Microsoft just declared war on G Suite - with AIs the foot soldiers

Online multi-user tools like Google Docs may have changed the way we collaborate, but Microsoft's new Fluid Framework aims to tear up the common interpretation of a shared document. Announced at Build 2019 today, the new framework is web-based, and pulls apart traditional documents so as to recombine them in more modular ways.

It's no small boast. "Fluid will break down the barriers of the traditional document as we know it and usher in the beginning of the free-flowing canvas," Microsoft promises of its new technology.

Details are in short supply right now – you might say that the situation is, ahem, fluid – but what we do know sounds fairly appealing. It's built around multi-person coauthoring on web and document content, blurring the lines between different types of file. In the process, Microsoft says, you'll be able to break down content into different building blocks.

Those blocks will be collaborative, supporting multiple people working with them at any one time. They'll also be reusable across applications, so that they can be combined into new, more flexible documents. Exactly how that will work hasn't been explained, but Microsoft has said that it expects to integrate Fluid into apps like Word, Teams, and Outlook.

A rolodex of AI agents to help

Sometimes working effectively isn't so much about knowing the answer, but knowing the right person to ask for that answer. The Fluid Framework will embrace that concept with intelligent agents, effectively working as a research and assistant team alongside human participants. They'll be able to pick up some of the more mundane tasks.

For example, there'll be agents which can translate data, or fetch content based on what's being collaborated on. Microsoft will have agents to make photo suggestions, too, as well as to identify potential experts. They'll act as editors, suggesting potential changes as well as performing compliance checks.

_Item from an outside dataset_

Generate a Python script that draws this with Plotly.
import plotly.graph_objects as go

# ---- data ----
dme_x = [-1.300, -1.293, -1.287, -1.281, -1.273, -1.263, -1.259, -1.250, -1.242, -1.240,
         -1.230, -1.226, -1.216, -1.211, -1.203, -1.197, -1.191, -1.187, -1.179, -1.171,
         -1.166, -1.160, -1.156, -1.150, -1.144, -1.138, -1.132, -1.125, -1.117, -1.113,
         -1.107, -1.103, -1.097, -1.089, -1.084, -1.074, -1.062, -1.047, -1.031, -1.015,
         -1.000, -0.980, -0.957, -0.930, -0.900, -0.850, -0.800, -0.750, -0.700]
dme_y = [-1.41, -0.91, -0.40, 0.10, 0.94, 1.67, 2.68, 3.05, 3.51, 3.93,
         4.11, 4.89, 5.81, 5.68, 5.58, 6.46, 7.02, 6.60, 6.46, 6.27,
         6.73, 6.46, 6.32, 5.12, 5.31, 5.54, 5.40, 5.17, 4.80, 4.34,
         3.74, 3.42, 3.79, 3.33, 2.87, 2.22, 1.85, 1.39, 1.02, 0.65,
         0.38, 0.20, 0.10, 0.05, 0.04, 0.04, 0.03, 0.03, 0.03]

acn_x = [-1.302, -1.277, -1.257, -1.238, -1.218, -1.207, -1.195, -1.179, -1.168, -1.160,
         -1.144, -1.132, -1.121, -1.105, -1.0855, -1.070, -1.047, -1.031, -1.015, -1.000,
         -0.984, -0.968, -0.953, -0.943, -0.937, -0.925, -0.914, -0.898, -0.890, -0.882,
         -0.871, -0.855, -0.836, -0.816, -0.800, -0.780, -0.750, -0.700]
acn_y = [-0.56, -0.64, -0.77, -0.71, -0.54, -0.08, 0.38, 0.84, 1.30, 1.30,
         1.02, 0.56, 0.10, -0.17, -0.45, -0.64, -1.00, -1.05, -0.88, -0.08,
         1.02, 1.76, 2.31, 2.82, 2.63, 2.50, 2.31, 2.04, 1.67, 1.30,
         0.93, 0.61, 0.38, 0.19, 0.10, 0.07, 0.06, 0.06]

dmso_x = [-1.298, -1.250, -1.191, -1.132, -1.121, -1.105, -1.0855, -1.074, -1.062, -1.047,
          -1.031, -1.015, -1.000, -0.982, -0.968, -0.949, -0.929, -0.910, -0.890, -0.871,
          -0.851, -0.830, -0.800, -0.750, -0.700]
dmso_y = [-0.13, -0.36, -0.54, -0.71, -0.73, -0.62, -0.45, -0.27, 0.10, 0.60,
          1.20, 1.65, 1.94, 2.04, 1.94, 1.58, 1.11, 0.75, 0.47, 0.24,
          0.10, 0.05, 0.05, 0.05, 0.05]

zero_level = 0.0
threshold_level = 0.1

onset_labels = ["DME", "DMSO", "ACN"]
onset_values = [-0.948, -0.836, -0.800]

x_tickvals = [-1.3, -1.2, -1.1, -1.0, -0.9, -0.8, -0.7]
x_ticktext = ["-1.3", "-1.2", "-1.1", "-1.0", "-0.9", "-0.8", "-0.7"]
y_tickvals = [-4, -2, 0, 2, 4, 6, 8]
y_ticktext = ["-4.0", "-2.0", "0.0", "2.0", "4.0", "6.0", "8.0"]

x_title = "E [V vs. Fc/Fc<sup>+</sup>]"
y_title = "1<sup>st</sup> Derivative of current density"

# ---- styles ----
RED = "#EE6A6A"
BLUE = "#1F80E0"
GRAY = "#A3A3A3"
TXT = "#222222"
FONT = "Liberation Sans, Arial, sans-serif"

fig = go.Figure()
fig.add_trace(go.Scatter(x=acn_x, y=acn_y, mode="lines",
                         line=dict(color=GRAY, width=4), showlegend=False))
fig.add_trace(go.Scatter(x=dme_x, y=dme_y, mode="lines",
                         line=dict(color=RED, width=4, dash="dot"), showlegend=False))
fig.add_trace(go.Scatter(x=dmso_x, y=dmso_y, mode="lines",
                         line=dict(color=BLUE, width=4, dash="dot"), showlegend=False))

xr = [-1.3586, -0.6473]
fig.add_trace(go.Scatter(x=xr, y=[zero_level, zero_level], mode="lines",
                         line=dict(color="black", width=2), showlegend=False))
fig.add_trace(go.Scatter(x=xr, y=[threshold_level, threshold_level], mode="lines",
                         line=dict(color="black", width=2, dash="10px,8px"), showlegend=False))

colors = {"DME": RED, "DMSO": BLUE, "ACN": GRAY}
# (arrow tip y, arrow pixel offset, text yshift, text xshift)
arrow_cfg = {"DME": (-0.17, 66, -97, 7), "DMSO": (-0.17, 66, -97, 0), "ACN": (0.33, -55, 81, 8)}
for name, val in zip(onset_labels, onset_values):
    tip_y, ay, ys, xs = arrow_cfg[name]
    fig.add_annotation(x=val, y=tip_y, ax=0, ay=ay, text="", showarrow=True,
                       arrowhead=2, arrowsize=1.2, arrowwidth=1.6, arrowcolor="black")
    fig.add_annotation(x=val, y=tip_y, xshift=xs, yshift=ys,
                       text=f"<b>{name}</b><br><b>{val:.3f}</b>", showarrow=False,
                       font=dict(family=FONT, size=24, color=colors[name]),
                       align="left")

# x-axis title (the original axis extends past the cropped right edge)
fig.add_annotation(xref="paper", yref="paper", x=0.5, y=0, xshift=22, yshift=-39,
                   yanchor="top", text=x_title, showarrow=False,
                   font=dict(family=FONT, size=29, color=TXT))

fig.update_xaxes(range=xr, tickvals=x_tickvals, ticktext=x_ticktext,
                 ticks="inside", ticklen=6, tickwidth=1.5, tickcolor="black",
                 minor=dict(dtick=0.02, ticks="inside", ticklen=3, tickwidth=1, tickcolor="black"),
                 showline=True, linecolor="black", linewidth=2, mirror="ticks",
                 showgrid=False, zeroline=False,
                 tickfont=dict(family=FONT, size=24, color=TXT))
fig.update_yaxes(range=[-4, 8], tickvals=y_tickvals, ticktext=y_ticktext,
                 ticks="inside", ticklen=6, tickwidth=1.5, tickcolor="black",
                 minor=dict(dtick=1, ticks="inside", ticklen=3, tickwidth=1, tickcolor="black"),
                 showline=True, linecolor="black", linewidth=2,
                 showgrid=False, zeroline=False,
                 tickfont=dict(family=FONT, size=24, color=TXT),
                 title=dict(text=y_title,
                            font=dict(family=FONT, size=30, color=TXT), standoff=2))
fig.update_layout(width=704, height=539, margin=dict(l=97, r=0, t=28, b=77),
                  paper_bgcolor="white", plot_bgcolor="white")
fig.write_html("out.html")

If it works as well as Microsoft says it will, it could be a real time-saver. Sometimes the most laborious part of a project isn't the creative aspect, but the more pedestrian – yet time-consuming – tasks that are nonetheless important for the end result. Being able to offload those onto an uncomplaining AI sounds like it can only be a good thing.

Microsoft Fluid Framework is coming this year

The Fluid Framework will start showing up in Microsoft experiences later in 2019. However Microsoft isn't keeping all its toys to itself. The Fluid Framework SDK (software developer kit) will also be released this year, allowing third-party coders to build their own componentized documents and more.